Musical Spaces will highlight Canadians with a unique and dedicated following of music lovers. It will also open the hearts and ears of new music fans.Example of the musical talent being profiled in Musical Spaces
Featured musicians for future segments can include:
- Co Bit / Khac Chai – Vietnamese Zither
- Katheryn Petersen (Accordian and creator of the Accordion Noir Festival)
- Meshe Mooette (Piano)
- Lache Cercel – Gypsy/Jazz Violin (Roma)
- Chris Derkson (Cello Looper)
- Geoff Berner (Accordian)
- Corwin Fox (Guitar and Ukelele)
- Hanna Epperson (Violin Looper)
Lara Kroeker Producer/Director/Writer
Lara is a graduate of Emily Carr University of Art & Design with 15 years of experience creating and developing websites and online projects. Lara combines her talent for aesthetics with a deeply practical tech savvy-ness culminating in beautiful designs with National Geographic quality visual narratives.
Her interest for this project comes from being a performing violin player and singer who has played and toured across Canada and the US with indie groups Attics and Cellars, Sparrow (North America 2007), The Beauticians (Folk Festivals), The Insomniacs and The Mudlarks. She played with K-OS backup on the George Strombolopolis show, played festival stages with the legendary Odetta, performed on Canada Live on CBC Radio 2 with Attics and Cellars and in the Vancouver Philharmonic.
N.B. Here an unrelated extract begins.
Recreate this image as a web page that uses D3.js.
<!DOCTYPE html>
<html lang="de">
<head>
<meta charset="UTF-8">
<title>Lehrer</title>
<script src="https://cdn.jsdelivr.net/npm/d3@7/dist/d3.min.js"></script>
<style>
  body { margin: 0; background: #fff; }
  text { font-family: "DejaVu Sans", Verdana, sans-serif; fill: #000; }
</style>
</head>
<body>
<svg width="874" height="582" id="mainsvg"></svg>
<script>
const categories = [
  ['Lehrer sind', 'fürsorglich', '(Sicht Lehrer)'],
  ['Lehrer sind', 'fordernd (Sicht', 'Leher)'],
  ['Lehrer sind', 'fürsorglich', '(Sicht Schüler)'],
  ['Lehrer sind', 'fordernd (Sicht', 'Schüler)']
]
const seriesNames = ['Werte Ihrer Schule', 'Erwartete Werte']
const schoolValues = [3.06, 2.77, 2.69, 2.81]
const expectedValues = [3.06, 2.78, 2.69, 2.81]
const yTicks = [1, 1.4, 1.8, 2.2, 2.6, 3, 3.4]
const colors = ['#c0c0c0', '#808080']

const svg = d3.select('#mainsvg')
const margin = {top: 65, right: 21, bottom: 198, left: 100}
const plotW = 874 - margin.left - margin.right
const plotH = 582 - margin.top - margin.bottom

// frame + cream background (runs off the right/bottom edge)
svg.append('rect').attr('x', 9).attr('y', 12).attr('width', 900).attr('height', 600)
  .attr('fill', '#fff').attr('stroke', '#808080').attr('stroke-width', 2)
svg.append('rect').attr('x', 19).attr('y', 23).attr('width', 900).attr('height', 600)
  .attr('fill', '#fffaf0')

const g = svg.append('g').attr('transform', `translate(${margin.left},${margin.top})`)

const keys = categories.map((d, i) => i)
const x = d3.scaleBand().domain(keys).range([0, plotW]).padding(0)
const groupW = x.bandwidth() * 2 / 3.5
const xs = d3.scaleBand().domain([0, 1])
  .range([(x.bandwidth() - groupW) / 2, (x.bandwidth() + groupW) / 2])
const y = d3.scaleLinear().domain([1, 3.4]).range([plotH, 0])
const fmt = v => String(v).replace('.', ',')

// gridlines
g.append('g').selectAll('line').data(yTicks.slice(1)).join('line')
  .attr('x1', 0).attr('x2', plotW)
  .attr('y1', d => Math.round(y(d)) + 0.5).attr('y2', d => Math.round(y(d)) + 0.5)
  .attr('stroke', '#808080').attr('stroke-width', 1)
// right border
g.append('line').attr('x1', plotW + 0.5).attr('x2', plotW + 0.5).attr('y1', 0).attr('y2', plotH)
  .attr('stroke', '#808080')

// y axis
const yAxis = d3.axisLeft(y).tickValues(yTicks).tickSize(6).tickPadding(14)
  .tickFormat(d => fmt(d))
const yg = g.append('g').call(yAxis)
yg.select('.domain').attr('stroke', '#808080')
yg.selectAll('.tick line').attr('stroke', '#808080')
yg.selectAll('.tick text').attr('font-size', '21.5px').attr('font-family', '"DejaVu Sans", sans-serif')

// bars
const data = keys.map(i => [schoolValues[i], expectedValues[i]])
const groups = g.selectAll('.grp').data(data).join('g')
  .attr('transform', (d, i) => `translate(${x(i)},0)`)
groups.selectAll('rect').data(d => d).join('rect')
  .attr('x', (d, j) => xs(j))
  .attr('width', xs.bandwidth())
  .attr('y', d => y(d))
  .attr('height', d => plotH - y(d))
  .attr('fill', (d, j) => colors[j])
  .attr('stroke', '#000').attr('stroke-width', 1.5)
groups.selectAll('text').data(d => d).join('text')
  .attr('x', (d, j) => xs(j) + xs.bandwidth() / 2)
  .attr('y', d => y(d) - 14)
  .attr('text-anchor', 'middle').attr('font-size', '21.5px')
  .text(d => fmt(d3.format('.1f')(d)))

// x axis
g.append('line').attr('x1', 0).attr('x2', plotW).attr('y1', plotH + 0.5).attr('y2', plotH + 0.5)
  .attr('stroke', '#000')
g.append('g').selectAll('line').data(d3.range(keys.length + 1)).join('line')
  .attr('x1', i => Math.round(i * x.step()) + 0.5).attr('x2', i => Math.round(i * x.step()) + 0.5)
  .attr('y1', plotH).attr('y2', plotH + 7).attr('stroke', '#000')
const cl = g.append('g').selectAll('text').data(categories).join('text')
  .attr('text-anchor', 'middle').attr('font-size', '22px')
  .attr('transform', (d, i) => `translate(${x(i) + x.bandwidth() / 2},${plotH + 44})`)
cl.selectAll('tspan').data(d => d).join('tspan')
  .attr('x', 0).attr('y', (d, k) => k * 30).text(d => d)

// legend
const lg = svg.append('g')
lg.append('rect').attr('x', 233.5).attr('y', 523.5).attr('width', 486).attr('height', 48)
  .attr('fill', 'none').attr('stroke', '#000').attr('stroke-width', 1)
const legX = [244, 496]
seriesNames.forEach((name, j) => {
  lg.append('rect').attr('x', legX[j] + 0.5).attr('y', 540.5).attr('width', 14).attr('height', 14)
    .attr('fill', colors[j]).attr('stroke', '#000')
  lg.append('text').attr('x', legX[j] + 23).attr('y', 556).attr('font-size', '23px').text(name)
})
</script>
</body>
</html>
Lara also hosts a yearly live concert series called the Eastside Music Series with musicians from different communities, genres, ages and backgrounds. The songs are recorded with CBC Engineer Derek Bird in one take in her East Vancouver home and later given to the musicians as a gift. This has evolved into many nights of live music that host many of these same musicians. From this diverse musical background Lara is connected to a myriad of musicians from all over Canada.
Lara’s work has been recognized by the Webbies for 5 consecutive years (Hit the Road) and she teaches website workshops in addition to running a web development company.